Having your own mini kitchen, bathroom and bed on wheels frees your host from the responsibility of feeding you three meals a day. And it gives you both plenty of personal space and privacy. You can enjoy being together longer than if you disrupted their routines by moving into their house.
Two or three days used to be the limit that I felt comfortable visiting with friends and family. But now we often visit for several days - and all of us love every stress-free minute of it!
But before you head out with trailer in tow, make sure that your rig will be welcome at your destination. Homeowners Associations almost invariably prohibit RVs. And some local laws also forbid the practice. But if RV parking is permitted - and if there is room for your rig in the driveway or back yard, then go ahead and plan your trip.
I've found that having a few things agreed to in advance helps make driveway camping a great experience for all concerned. First, I plan on preparing our own breakfasts and lunches in the camper. That way everyone can stick to their normal getting up times without worrying about having to coordinate breakfast. Lunches are usually pretty casual affairs for us. We eat when we are hungry. We do always plan to have dinner together with our hosts, though. They may prepare it. We may prepare it. Or each of us may prepare part of it.
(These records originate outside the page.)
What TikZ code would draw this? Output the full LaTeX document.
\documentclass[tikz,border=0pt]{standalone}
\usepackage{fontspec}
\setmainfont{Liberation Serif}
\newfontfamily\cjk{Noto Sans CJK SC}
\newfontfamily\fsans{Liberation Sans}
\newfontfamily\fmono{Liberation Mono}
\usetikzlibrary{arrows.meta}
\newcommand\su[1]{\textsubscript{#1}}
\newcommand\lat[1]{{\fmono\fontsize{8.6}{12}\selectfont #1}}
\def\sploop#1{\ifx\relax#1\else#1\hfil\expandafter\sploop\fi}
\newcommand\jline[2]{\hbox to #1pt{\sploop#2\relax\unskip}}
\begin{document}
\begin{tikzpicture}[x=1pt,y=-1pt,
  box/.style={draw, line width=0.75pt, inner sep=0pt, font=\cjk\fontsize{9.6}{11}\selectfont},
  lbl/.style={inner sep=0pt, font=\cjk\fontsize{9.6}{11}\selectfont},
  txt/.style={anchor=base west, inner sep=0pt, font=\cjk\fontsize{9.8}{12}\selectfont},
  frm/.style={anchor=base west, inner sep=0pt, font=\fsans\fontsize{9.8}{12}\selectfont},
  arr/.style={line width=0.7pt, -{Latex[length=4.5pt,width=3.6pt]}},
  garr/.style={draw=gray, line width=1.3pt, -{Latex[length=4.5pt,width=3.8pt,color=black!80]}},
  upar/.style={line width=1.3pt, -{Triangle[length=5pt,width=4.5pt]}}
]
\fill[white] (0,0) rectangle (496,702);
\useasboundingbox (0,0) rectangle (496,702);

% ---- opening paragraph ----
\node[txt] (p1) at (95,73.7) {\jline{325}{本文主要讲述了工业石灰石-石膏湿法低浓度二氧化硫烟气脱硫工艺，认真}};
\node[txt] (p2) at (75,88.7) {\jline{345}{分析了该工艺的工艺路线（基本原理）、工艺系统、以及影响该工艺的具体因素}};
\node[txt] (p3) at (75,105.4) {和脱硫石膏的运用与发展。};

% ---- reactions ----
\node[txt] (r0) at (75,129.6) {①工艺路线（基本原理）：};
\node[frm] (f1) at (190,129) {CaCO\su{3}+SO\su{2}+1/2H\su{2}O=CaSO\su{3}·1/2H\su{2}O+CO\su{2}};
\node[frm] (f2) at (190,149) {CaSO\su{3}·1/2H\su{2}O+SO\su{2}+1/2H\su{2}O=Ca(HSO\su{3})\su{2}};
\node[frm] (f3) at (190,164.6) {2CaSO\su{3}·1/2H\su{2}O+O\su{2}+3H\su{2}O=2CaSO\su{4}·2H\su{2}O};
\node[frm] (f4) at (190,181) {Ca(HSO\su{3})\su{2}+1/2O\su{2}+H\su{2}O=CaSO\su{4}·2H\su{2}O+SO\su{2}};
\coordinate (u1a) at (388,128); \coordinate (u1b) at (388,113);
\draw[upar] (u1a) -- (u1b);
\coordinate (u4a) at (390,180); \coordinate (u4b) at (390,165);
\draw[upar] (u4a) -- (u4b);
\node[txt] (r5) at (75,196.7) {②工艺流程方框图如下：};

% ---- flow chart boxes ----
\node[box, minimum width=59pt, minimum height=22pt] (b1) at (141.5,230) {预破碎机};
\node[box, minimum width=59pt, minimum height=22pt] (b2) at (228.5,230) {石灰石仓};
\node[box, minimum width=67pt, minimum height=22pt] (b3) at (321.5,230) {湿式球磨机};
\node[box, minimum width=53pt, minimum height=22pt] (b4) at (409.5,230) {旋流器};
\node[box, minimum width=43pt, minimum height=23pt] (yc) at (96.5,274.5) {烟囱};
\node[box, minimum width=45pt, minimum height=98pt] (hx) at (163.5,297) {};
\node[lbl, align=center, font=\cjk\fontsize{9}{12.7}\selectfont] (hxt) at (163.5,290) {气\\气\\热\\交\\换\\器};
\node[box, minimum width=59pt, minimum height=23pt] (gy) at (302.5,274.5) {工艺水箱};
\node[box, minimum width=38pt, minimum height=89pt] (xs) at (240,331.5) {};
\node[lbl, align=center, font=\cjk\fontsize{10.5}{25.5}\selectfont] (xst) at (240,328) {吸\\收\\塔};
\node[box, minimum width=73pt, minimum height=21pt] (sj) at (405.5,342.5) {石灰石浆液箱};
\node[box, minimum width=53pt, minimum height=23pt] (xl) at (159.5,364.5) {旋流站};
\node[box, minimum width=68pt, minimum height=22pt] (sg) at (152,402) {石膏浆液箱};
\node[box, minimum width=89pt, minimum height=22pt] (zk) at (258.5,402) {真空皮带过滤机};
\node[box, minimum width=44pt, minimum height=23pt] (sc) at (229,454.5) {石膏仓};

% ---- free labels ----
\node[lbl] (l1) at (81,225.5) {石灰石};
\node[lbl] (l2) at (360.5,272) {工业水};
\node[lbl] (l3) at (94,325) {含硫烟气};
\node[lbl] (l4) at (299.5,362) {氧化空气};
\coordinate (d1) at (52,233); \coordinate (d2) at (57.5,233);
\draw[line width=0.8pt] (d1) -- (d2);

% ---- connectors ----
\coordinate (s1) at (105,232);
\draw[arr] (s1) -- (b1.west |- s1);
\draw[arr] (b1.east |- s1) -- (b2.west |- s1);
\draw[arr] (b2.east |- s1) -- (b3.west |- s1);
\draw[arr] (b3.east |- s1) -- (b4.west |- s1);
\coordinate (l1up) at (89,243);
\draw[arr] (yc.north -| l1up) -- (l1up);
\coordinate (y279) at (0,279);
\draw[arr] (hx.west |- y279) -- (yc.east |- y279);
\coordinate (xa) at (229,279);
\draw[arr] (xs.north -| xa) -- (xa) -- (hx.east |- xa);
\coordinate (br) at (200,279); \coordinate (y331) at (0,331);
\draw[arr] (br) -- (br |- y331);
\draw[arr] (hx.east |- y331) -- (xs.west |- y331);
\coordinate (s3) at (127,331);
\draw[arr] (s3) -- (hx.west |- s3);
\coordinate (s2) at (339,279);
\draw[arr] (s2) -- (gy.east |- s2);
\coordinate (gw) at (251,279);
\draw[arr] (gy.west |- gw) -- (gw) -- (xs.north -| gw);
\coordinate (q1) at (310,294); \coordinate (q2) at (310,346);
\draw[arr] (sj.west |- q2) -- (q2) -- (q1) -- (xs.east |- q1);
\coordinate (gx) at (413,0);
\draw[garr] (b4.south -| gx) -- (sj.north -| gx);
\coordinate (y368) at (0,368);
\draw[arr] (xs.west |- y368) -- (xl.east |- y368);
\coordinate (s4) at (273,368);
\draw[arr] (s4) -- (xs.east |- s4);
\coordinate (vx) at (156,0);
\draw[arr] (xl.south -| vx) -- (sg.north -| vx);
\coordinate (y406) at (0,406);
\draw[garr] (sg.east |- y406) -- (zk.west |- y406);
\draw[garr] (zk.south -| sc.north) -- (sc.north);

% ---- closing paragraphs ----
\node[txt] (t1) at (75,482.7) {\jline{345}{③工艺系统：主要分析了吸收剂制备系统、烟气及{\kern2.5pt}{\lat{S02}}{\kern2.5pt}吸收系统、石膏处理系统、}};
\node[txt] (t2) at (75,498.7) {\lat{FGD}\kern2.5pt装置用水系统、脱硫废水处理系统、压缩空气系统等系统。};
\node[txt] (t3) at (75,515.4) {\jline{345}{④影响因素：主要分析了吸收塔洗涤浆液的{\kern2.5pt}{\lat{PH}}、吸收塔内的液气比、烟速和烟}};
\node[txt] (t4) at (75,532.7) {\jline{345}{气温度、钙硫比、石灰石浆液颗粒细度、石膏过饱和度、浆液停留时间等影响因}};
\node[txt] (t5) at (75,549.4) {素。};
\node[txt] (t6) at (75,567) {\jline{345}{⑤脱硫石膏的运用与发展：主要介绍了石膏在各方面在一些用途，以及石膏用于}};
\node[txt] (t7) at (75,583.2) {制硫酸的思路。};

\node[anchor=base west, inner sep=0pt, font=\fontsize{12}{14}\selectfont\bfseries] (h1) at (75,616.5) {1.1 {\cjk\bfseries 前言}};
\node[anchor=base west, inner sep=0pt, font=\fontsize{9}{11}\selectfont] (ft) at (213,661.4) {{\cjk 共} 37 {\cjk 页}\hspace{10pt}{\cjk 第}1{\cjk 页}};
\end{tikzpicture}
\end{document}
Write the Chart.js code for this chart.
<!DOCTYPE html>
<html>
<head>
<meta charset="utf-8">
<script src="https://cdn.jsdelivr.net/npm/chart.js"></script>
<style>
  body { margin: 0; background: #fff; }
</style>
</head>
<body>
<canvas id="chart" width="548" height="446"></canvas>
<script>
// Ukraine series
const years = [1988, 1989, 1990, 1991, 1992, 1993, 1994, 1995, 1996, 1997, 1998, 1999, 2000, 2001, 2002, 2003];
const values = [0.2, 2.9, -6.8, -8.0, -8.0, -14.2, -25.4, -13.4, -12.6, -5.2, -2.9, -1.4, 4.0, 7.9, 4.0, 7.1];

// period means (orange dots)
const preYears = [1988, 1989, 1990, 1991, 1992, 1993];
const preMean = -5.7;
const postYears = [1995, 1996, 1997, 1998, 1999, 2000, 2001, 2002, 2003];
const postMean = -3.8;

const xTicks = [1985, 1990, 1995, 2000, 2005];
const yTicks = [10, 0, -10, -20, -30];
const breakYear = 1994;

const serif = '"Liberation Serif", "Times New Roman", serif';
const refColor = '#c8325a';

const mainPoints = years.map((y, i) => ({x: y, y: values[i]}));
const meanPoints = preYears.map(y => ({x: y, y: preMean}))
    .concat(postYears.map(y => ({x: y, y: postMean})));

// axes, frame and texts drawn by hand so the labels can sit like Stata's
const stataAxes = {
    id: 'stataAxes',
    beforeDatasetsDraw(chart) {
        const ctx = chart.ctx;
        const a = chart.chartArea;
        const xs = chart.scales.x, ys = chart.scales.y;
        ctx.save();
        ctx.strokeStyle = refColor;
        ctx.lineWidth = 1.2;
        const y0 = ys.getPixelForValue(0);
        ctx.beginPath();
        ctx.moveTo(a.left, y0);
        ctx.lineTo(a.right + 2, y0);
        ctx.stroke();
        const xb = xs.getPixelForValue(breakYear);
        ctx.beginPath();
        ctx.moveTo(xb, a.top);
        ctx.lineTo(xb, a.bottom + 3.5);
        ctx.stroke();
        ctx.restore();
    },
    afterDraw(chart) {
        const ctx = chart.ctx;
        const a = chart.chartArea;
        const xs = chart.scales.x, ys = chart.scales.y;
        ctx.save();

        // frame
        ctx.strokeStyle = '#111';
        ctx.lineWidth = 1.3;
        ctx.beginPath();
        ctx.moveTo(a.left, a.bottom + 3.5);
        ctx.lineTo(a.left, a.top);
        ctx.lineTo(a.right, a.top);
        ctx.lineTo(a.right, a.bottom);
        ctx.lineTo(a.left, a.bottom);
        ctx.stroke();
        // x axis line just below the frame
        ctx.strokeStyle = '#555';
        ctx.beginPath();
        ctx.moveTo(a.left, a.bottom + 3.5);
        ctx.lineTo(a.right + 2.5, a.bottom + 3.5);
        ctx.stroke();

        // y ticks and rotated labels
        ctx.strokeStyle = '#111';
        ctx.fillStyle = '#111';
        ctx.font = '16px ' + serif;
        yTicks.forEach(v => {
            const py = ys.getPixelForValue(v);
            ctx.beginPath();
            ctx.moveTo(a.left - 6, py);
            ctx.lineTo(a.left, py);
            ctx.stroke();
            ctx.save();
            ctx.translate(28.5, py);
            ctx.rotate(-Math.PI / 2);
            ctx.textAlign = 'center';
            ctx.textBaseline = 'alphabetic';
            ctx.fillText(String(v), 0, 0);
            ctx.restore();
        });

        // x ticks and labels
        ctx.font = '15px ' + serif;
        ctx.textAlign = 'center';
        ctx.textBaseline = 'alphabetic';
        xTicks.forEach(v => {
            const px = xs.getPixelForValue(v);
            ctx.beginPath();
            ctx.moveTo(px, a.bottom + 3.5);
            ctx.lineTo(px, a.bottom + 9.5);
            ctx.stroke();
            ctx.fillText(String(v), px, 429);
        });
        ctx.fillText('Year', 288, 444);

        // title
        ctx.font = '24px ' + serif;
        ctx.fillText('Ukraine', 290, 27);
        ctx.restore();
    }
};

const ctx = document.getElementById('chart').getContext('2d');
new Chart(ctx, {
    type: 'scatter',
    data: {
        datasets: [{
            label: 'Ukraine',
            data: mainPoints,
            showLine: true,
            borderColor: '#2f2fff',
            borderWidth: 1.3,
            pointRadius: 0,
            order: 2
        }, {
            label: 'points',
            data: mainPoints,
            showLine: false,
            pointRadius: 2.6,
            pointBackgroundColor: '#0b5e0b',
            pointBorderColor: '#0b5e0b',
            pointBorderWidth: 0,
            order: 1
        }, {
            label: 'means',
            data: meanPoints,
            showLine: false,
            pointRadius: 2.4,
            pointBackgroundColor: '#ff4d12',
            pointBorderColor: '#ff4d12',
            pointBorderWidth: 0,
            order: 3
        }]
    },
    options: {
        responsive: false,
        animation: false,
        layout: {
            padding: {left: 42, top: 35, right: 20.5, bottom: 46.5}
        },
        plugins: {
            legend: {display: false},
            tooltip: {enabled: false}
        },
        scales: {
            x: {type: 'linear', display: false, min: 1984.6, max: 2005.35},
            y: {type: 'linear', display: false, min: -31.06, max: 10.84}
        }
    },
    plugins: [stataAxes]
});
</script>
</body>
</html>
Or we may go out to dinner together.
Late in the evening, we surf or read in the camper until we are ready to go to bed. That leaves our hosts free to unwind and get ready for bed without having us underfoot.
There are other details that need to be thought through as you plan your visit. Where will you do laundry? Will you go to a laundromat or use your host's washer and dryer? This can influence how many changes of clothing you need to pack.
Another big consideration is your rig's gray water capacity. Since it is going to have to stretch the length of the visit, you will need to be adept at water conservation practices or know where you can dispose of excess gray water, if needed. We use disposable plates, cups and plastic silverware in the camper to keep from filling up our gray tank with dish water.
I prefer showering in the camper because everything I need is close at hand. But have learned to shower and shampoo on 2-1/2 gallons of water. My husband showers in the camper only if he does not feel comfortable using the host's bathroom facilities. We do our best to keep our visits as non-intrusive to our hosts as possible.
Driveway camping has brought us closer to our family. It has allowed us to share many wonderful times together that we otherwise would have missed. And it has been very good to our travel budget, too!